Exercise prompt: Quote all of the data that follows exactly as written, skipping the images.

----- Data lines

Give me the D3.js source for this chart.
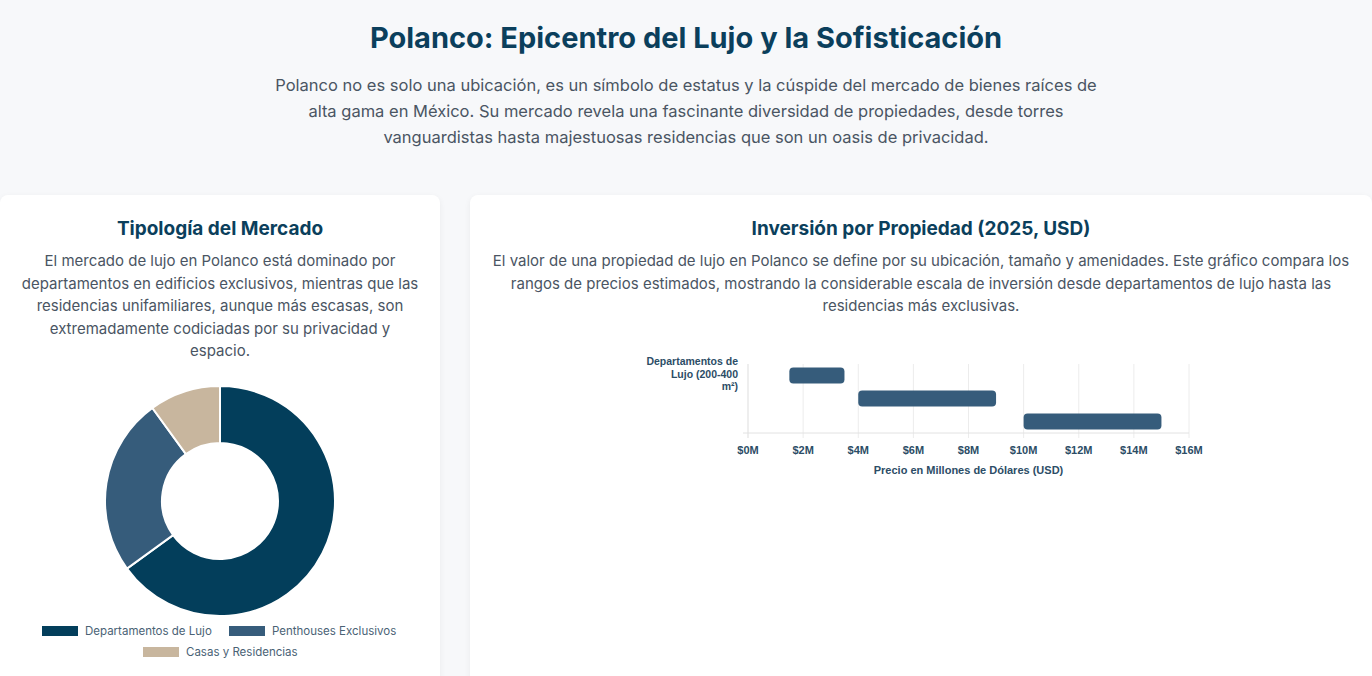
<html>
<head>
<meta charset="UTF-8">
<script src="https://d3js.org/d3.v7.min.js"></script>
<style>
  body { margin:0; background:#f7f8fa; font-family:Inter, "Open Sans", sans-serif; color:#4a5563; width:1372px; height:676px; overflow:hidden; position:relative; }
  h1 { position:absolute; top:20px; left:0; width:1372px; text-align:center; margin:0; font-size:29px; font-weight:700; color:#0b3f5c; }
  .lead { position:absolute; top:72px; left:266px; width:840px; text-align:center; font-size:16.5px; line-height:26px; color:#4a5563; margin:0; }
  .card { position:absolute; top:195px; background:#fff; border-radius:8px; box-shadow:0 2px 6px rgba(0,0,0,0.06); height:520px; }
  .card h2 { text-align:center; margin:22px 0 0; font-size:19px; font-weight:700; color:#0b3f5c; }
  .card p { text-align:center; margin:10px auto 0; font-size:15px; line-height:22.5px; color:#4a5563; }
  svg { position:absolute; left:0; top:0; }
</style>
</head>
<body>
<h1>Polanco: Epicentro del Lujo y la Sofisticación</h1>
<p class="lead">Polanco no es solo una ubicación, es un símbolo de estatus y la cúspide del mercado de bienes raíces de alta gama en México. Su mercado revela una fascinante diversidad de propiedades, desde torres vanguardistas hasta majestuosas residencias que son un oasis de privacidad.</p>
<div class="card" style="left:0;width:440px">
  <h2>Tipología del Mercado</h2>
  <p style="width:400px">El mercado de lujo en Polanco está dominado por departamentos en edificios exclusivos, mientras que las residencias unifamiliares, aunque más escasas, son extremadamente codiciadas por su privacidad y espacio.</p>
</div>
<div class="card" style="left:470px;width:902px">
  <h2>Inversión por Propiedad (2025, USD)</h2>
  <p style="width:870px">El valor de una propiedad de lujo en Polanco se define por su ubicación, tamaño y amenidades. Este gráfico compara los rangos de precios estimados, mostrando la considerable escala de inversión desde departamentos de lujo hasta las residencias más exclusivas.</p>
</div>
<svg id="chart" width="1372" height="676"></svg>
<script>
var typeLabels = ["Departamentos de Lujo", "Penthouses Exclusivos", "Casas y Residencias"];
var typeShares = [65, 25, 10];
var typeColors = ["#033e5b", "#365c7b", "#c8b69e"];

var priceLabels = ["Departamentos de Lujo (200-400 m²)", "Penthouses (400-800 m²)", "Residencias (800+ m²)"];
var priceMin = [1.5, 4, 10];
var priceMax = [3.5, 9, 15];
var priceTicks = [0, 2, 4, 6, 8, 10, 12, 14, 16];

var svg = d3.select("#chart");

// donut
var pie = d3.pie().sort(null)(typeShares);
var arc = d3.arc().innerRadius(58).outerRadius(115);
var g = svg.append("g").attr("transform", "translate(220,501)");
g.selectAll("path").data(pie).enter().append("path")
  .attr("d", arc).attr("fill", function(d, i) { return typeColors[i]; })
  .attr("stroke", "#fff").attr("stroke-width", 2);

var legPos = [[42, 631], [229, 631], [143, 652]];
var leg = svg.selectAll(".leg").data(typeLabels).enter().append("g")
  .attr("transform", function(d, i) { return "translate(" + legPos[i][0] + "," + legPos[i][1] + ")"; });
leg.append("rect").attr("x", 0).attr("y", -5).attr("width", 36).attr("height", 10)
  .attr("fill", function(d, i) { return typeColors[i]; });
leg.append("text").attr("x", 43).attr("y", 4).text(function(d) { return d; })
  .attr("font-size", 11.5).attr("fill", "#4a6275").attr("font-family", "Inter, sans-serif");

// range bars
var x = d3.scaleLinear().domain([0, 16]).range([748, 1189]);
var y = d3.scaleBand().domain(priceLabels).range([364, 433]).paddingInner(0.3).paddingOuter(0.15);
var ax = svg.append("g").attr("font-family", "Liberation Sans, Arial, sans-serif");
ax.selectAll(".grid").data(priceTicks).enter().append("line")
  .attr("x1", function(d) { return x(d); }).attr("x2", function(d) { return x(d); })
  .attr("y1", 364).attr("y2", 438).attr("stroke", function(d) { return d === 0 ? "#ddd" : "#ececec"; });
ax.append("line").attr("x1", 743).attr("x2", 1189).attr("y1", 433).attr("y2", 433).attr("stroke", "#e2e2e2");
ax.selectAll(".tk").data(priceTicks).enter().append("text")
  .attr("x", function(d) { return x(d); }).attr("y", 454).attr("text-anchor", "middle")
  .attr("font-size", 11).attr("fill", "#2c4d66").attr("font-weight", "bold")
  .text(function(d) { return "$" + d + "M"; });
ax.append("text").attr("x", x(8)).attr("y", 474).attr("text-anchor", "middle")
  .attr("font-size", 11).attr("font-weight", "bold").attr("fill", "#2c4d66")
  .text("Precio en Millones de Dólares (USD)");
ax.selectAll(".bar").data(priceLabels).enter().append("rect")
  .attr("x", function(d, i) { return x(priceMin[i]); })
  .attr("width", function(d, i) { return x(priceMax[i]) - x(priceMin[i]); })
  .attr("y", function(d) { return y(d); }).attr("height", y.bandwidth())
  .attr("rx", 4).attr("fill", "#365c7b");
// only first category label fits
var lbl = ["Departamentos de", "Lujo (200-400", "m²)"];
ax.append("text").attr("text-anchor", "end").attr("font-size", 10.5).attr("font-weight", "bold")
  .attr("fill", "#2c4d66")
  .selectAll("tspan").data(lbl).enter().append("tspan")
  .attr("x", 738).attr("y", function(d, i) { return 365 + i * 12.5; }).text(function(d) { return d; });
</script>
</body>
</html>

----------

Finished exercise:
Give me the D3.js source for this chart.
<html>
<head>
<meta charset="UTF-8">
<script src="https://d3js.org/d3.v7.min.js"></script>
<style>
  body { margin:0; background:#f7f8fa; font-family:Inter, "Open Sans", sans-serif; color:#4a5563; width:1372px; height:676px; overflow:hidden; position:relative; }
  h1 { position:absolute; top:20px; left:0; width:1372px; text-align:center; margin:0; font-size:29px; font-weight:700; color:#0b3f5c; }
  .lead { position:absolute; top:72px; left:266px; width:840px; text-align:center; font-size:16.5px; line-height:26px; color:#4a5563; margin:0; }
  .card { position:absolute; top:195px; background:#fff; border-radius:8px; box-shadow:0 2px 6px rgba(0,0,0,0.06); height:520px; }
  .card h2 { text-align:center; margin:22px 0 0; font-size:19px; font-weight:700; color:#0b3f5c; }
  .card p { text-align:center; margin:10px auto 0; font-size:15px; line-height:22.5px; color:#4a5563; }
  svg { position:absolute; left:0; top:0; }
</style>
</head>
<body>
<h1>Polanco: Epicentro del Lujo y la Sofisticación</h1>
<p class="lead">Polanco no es solo una ubicación, es un símbolo de estatus y la cúspide del mercado de bienes raíces de alta gama en México. Su mercado revela una fascinante diversidad de propiedades, desde torres vanguardistas hasta majestuosas residencias que son un oasis de privacidad.</p>
<div class="card" style="left:0;width:440px">
  <h2>Tipología del Mercado</h2>
  <p style="width:400px">El mercado de lujo en Polanco está dominado por departamentos en edificios exclusivos, mientras que las residencias unifamiliares, aunque más escasas, son extremadamente codiciadas por su privacidad y espacio.</p>
</div>
<div class="card" style="left:470px;width:902px">
  <h2>Inversión por Propiedad (2025, USD)</h2>
  <p style="width:870px">El valor de una propiedad de lujo en Polanco se define por su ubicación, tamaño y amenidades. Este gráfico compara los rangos de precios estimados, mostrando la considerable escala de inversión desde departamentos de lujo hasta las residencias más exclusivas.</p>
</div>
<svg id="chart" width="1372" height="676"></svg>
<script>
var typeLabels = ["Departamentos de Lujo", "Penthouses Exclusivos", "Casas y Residencias"];
var typeShares = [65, 25, 10];
var typeColors = ["#033e5b", "#365c7b", "#c8b69e"];

var priceLabels = ["Departamentos de Lujo (200-400 m²)", "Penthouses (400-800 m²)", "Residencias (800+ m²)"];
var priceMin = [1.5, 4, 10];
var priceMax = [3.5, 9, 15];
var priceTicks = [0, 2, 4, 6, 8, 10, 12, 14, 16];

var svg = d3.select("#chart");

// donut
var pie = d3.pie().sort(null)(typeShares);
var arc = d3.arc().innerRadius(58).outerRadius(115);
var g = svg.append("g").attr("transform", "translate(220,501)");
g.selectAll("path").data(pie).enter().append("path")
  .attr("d", arc).attr("fill", function(d, i) { return typeColors[i]; })
  .attr("stroke", "#fff").attr("stroke-width", 2);

var legPos = [[42, 631], [229, 631], [143, 652]];
var leg = svg.selectAll(".leg").data(typeLabels).enter().append("g")
  .attr("transform", function(d, i) { return "translate(" + legPos[i][0] + "," + legPos[i][1] + ")"; });
leg.append("rect").attr("x", 0).attr("y", -5).attr("width", 36).attr("height", 10)
  .attr("fill", function(d, i) { return typeColors[i]; });
leg.append("text").attr("x", 43).attr("y", 4).text(function(d) { return d; })
  .attr("font-size", 11.5).attr("fill", "#4a6275").attr("font-family", "Inter, sans-serif");

// range bars
var x = d3.scaleLinear().domain([0, 16]).range([748, 1189]);
var y = d3.scaleBand().domain(priceLabels).range([364, 433]).paddingInner(0.3).paddingOuter(0.15);
var ax = svg.append("g").attr("font-family", "Liberation Sans, Arial, sans-serif");
ax.selectAll(".grid").data(priceTicks).enter().append("line")
  .attr("x1", function(d) { return x(d); }).attr("x2", function(d) { return x(d); })
  .attr("y1", 364).attr("y2", 438).attr("stroke", function(d) { return d === 0 ? "#ddd" : "#ececec"; });
ax.append("line").attr("x1", 743).attr("x2", 1189).attr("y1", 433).attr("y2", 433).attr("stroke", "#e2e2e2");
ax.selectAll(".tk").data(priceTicks).enter().append("text")
  .attr("x", function(d) { return x(d); }).attr("y", 454).attr("text-anchor", "middle")
  .attr("font-size", 11).attr("fill", "#2c4d66").attr("font-weight", "bold")
  .text(function(d) { return "$" + d + "M"; });
ax.append("text").attr("x", x(8)).attr("y", 474).attr("text-anchor", "middle")
  .attr("font-size", 11).attr("font-weight", "bold").attr("fill", "#2c4d66")
  .text("Precio en Millones de Dólares (USD)");
ax.selectAll(".bar").data(priceLabels).enter().append("rect")
  .attr("x", function(d, i) { return x(priceMin[i]); })
  .attr("width", function(d, i) { return x(priceMax[i]) - x(priceMin[i]); })
  .attr("y", function(d) { return y(d); }).attr("height", y.bandwidth())
  .attr("rx", 4).attr("fill", "#365c7b");
// only first category label fits
var lbl = ["Departamentos de", "Lujo (200-400", "m²)"];
ax.append("text").attr("text-anchor", "end").attr("font-size", 10.5).attr("font-weight", "bold")
  .attr("fill", "#2c4d66")
  .selectAll("tspan").data(lbl).enter().append("tspan")
  .attr("x", 738).attr("y", function(d, i) { return 365 + i * 12.5; }).text(function(d) { return d; });
</script>
</body>
</html>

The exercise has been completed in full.